Bari Weiss has written a column that includes a comprehensive discussion with Christopher Rufo and attorney/writer David French. It is a highly civil and insightful discussion. She begins her column with this:
If you are reading this, I suspect you are disturbed by an ideology that segregates people by race; that insists on a racial hierarchy in which entire racial groups are monolithically good or bad; that does away with race-blind tests in the name of progress; and that insists that any inequality of outcome is evidence of systemic discrimination.
Those are bad ideas at odds with our most foundational American values. On Friday, Andrew Sullivan published an essay arguing that CRT removes the “bedrock of liberalism.” I agree.
The question is: What should be done about it? . . . The idea of banning ideas should make any American shudder.
In my discussion below, everything I write is a paraphrase other than the bits of text that are in quote marks.
At min 35 in the discussion French asserts that the many new statutes banning there teaching of critical race theory "flat out violate the constitution." I agree with Weiss and French. There is a big difference between teaching about a subject and preaching that subject in a way that makes students feel that they are compelled to agree. French disputes that the CRT movement has deep radical control over America's institutions, even though it is influential. He believes that we have the means, including our legal system, of addressing this ideology. He worries that overblowing the force of CRT is mustering a anti-First Amendment pushback on the political right (e.g., regulating big tech and anti-CRT legislation).
Rufo "strongly disagrees, urging that CRT is overwhelming American institutions from coast to coast, and that these are extraordinary and dangerous times. He argues that the State does not have free speech rights. They, through public schools, have a state run monopoly and a captive audience (that consists of children, even young children) upon which they are forcing compelled speech that takes the form of "racial poison." Children should not be compelled to express belief in racial essentialism, racial discrimination, the need for collective guilt or the need to acknowledge that one is responsible for the crimes of one's ancestors. He argues that the State, though Departments of Education, already have the power (and obligation) to implement the school curricula.
French responds (at min 45) that much of the proposed legislation is not necessary in that there are already robust Constitutional protections against compelled speech. Further, many of the bills are not limited to K-12 education. Unconstitutional grant-making is already illegal by the theory of "unconstitutional conditions." We need to take these bills "bill by bill." There might need to be a lot of litigation about this, in that many of these bills are wildly vague. French completely agrees that compelled CRT speech is improper (with or without the new bills). Some of these bills improperly take aim at some of the foundational principles of traditional liberalism.
Rufo argues that these new ("race neutral") laws are necessary to protects one's right to conscience. He argues that communities ought to be able to enforce their own values in their own institutions, which they fund. He argues that many of the laws allow the teaching of CRT as a theory, in a contextual way, but you can't force your students to believe them. You cannot teach CRT as a dogma. He argues that the State has much more "shaping power" in K-12, grades that students are required to attend. He argues that the public should also do whatever it can to shape the values instilled by public colleges, including criteria for grant-making, which many of these new laws seek to protect.
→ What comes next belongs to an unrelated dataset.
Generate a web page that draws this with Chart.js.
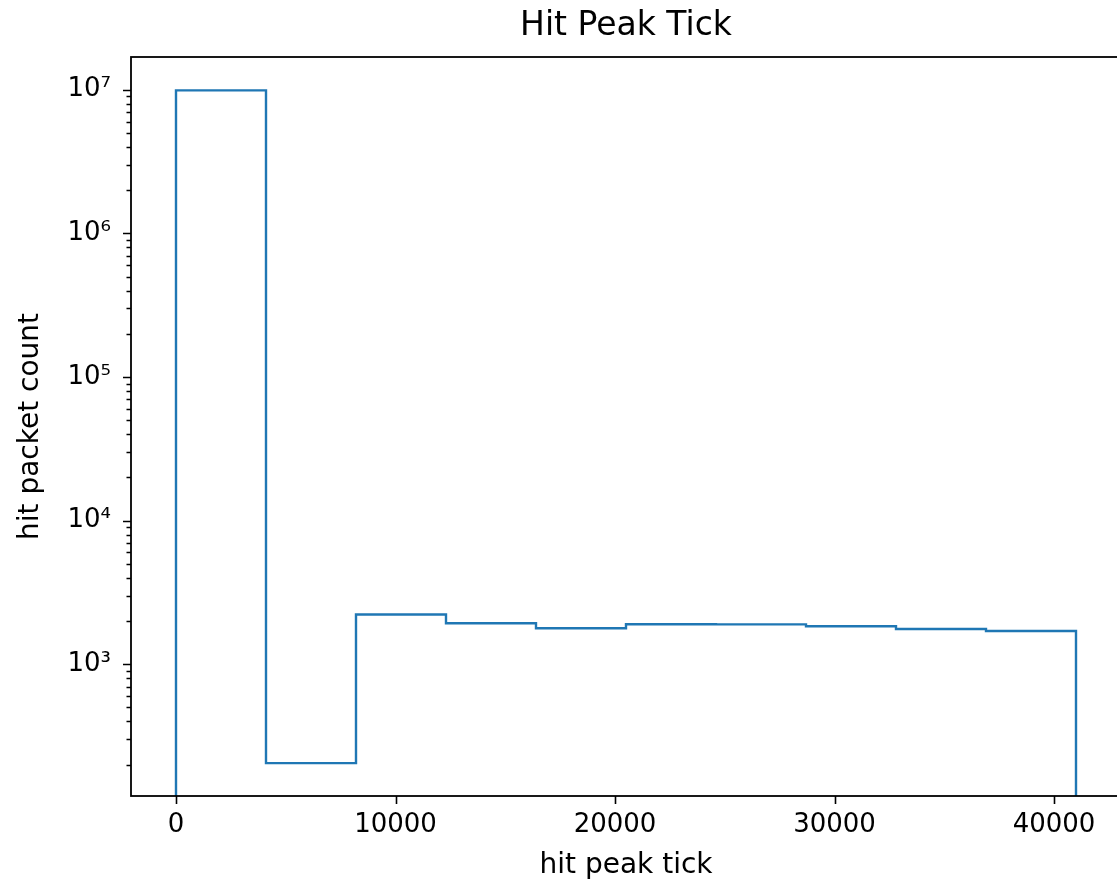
<!DOCTYPE html>
<html lang="en">
<head>
  <meta charset="UTF-8" />
  <title>Hit Peak Tick</title>
  <script src="https://cdn.jsdelivr.net/npm/chart.js"></script>
  <style>
    html, body {
      margin: 0;
      padding: 0;
      background: #ffffff;
      overflow: hidden;
    }

    canvas {
      display: block;
    }
  </style>
</head>
<body>
  <canvas id="hitChart" width="1125" height="884"></canvas>

  <script>
    // histogram of hit peak tick, 10 bins
    const binEdges = [0, 4100, 8200, 12300, 16400, 20500, 24600, 28700, 32800, 36900, 41000];
    const binCounts = [9900000, 205, 2220, 1930, 1780, 1900, 1895, 1840, 1760, 1705];
    const xTickValues = [0, 10000, 20000, 30000, 40000];
    const yDecades = [3, 4, 5, 6, 7];
    const supers = { 3: '³', 4: '⁴', 5: '⁵', 6: '⁶', 7: '⁷' };

    const yMin = 121;
    const yMax = 1.69e7;
    const floorValue = 1; // step outline drops below the axis, like matplotlib

    // build the step outline from the bins
    const outline = [{ x: binEdges[0], y: floorValue }];
    binCounts.forEach((count, i) => {
      outline.push({ x: binEdges[i], y: count });
      outline.push({ x: binEdges[i + 1], y: count });
    });
    outline.push({ x: binEdges[binEdges.length - 1], y: floorValue });

    // minor + major log ticks between yMin and yMax
    const logTicks = [];
    for (let d = 2; d <= 7; d++) {
      for (let m = 1; m <= 9; m++) {
        const v = m * Math.pow(10, d);
        if (v >= yMin && v <= yMax) logTicks.push(v);
      }
    }

    const isMajor = (v) => Math.abs(Math.log10(v) - Math.round(Math.log10(v))) < 1e-9;

    // matplotlib-like frame and tick marks
    const framePlugin = {
      id: 'frame',
      afterDraw(chart) {
        const { ctx, chartArea } = chart;
        const xs = chart.scales.x;
        const ys = chart.scales.y;
        ctx.save();
        ctx.strokeStyle = '#000000';
        ctx.lineWidth = 1.6;
        ctx.beginPath();
        ys.ticks.forEach(t => {
          const py = Math.round(ys.getPixelForValue(t.value)) + 0.5;
          const len = isMajor(t.value) ? 8 : 4.5;
          ctx.moveTo(chartArea.left - len, py);
          ctx.lineTo(chartArea.left, py);
        });
        xs.ticks.forEach(t => {
          const px = Math.round(xs.getPixelForValue(t.value)) + 0.5;
          ctx.moveTo(px, chartArea.bottom);
          ctx.lineTo(px, chartArea.bottom + 8);
        });
        ctx.stroke();
        ctx.lineWidth = 1.8;
        ctx.strokeRect(chartArea.left, chartArea.top, chartArea.right - chartArea.left, chartArea.bottom - chartArea.top);
        ctx.restore();
      }
    };

    const fontFamily = "'DejaVu Sans', sans-serif";

    new Chart(document.getElementById('hitChart'), {
      type: 'line',
      data: {
        datasets: [{
          data: outline,
          borderColor: '#1f77b4',
          borderWidth: 2.4,
          pointRadius: 0,
          fill: false,
          tension: 0
        }]
      },
      options: {
        responsive: false,
        animation: false,
        devicePixelRatio: 1,
        layout: {
          padding: { left: 0, right: 4, top: 0, bottom: 0 }
        },
        plugins: {
          legend: { display: false },
          tooltip: { enabled: false },
          title: {
            display: true,
            fullSize: false,
            text: 'Hit Peak Tick',
            color: '#000000',
            font: { family: fontFamily, size: 33, weight: 'normal', lineHeight: 1.2 },
            padding: { top: 7, bottom: 10.4 }
          }
        },
        scales: {
          x: {
            type: 'linear',
            min: -2050,
            max: 43050,
            grid: { display: false, drawTicks: false },
            border: { display: false },
            afterFit: (scale) => { scale.height = 88; },
            afterBuildTicks: (scale) => {
              scale.ticks = xTickValues.map(v => ({ value: v }));
            },
            ticks: {
              color: '#000000',
              padding: 14,
              maxRotation: 0,
              autoSkip: false,
              font: { family: fontFamily, size: 26 },
              callback: (v) => String(v)
            },
            title: {
              display: true,
              text: 'hit peak tick',
              color: '#000000',
              font: { family: fontFamily, size: 28, lineHeight: 1.2 },
              padding: { top: 0, bottom: 1 }
            }
          },
          y: {
            type: 'logarithmic',
            min: yMin,
            max: yMax,
            grid: { display: false, drawTicks: false },
            border: { display: false },
            afterFit: (scale) => { scale.width = 131; },
            afterBuildTicks: (scale) => {
              scale.ticks = logTicks.map(v => ({ value: v }));
            },
            ticks: {
              color: '#000000',
              padding: 20,
              autoSkip: false,
              font: { family: fontFamily, size: 26 },
              callback: (v) => {
                if (!isMajor(v)) return '';
                const d = Math.round(Math.log10(v));
                return yDecades.includes(d) ? '10' + supers[d] : '';
              }
            },
            title: {
              display: true,
              text: 'hit packet count',
              color: '#000000',
              font: { family: fontFamily, size: 28, lineHeight: 1.2 },
              padding: { top: 14, bottom: 0 }
            }
          }
        }
      },
      plugins: [framePlugin]
    });
  </script>
</body>
</html>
French compares to teaching religion. The Constitution allows teaching about Christianity, but not teaching it "as truth."
Weiss asks French what he would suggest to combat CRT if these new state laws are unconstitutional. He suggested local courageous control of schools. Get involved in your child's school. Many non-elite public schools are not steeped in CRT. There are many opportunities to speak up. In K-12, the state is already given lots of leeway to determine curriculum. Laws affecting that cannot be unconstitutionally vague.
French: The question is not whether these ideas are good. The question is what are the limits of constitutional protection? Many of these bills attack compelled speech, but the First Amendment already protects students from compelled speech. Right now, no school has the right to force a student to wrote a letter of apology to students for one's "white privilege."
Rufo urges that these bills are necessary because students are being forced to do such things. Rufo states that he has a database of more than 1,000 institutions where students are currently being forced to engage in such behavior.
French responds: "Then file a lawsuit." He admits that only the Idaho statute comes close to being constitutional. The other statutes ban the expression of particular viewpoints. (Min 1:02:00). This is lawful only in narrow circumstances (re state employees). The universities do not have First Amendment rights, but the professors do, and based on French's experience as an attorney, most of these new laws will be struck down as speech codes, if challenged in court.
French "wants to hear" from those who promote CRT. He disagrees with many of these ideas, but he wants to hear them, understand them and, I many cases, reject them. But he does not want to ban these ideas from the marketplace of ideas.
Weiss to French: Aren't the CRT promoters trying to erase the ability of people like French to reject CRT?
French: There is no doubt that many of these people want to shut him up. There are speech codes and they generally fail in the courts. Foundation for Individual Rights in Education (FIRE) indicates that at one time 80% of colleges had speech codes. As a result of litigation, only about 25% of them currently have speech codes.
At min 111, both French and Rufo, who have Multi-racial families, describe how they talk with their own children about their "identities and about what it means to be American." It was a heartfelt ending to a vigorous and engaging conversation.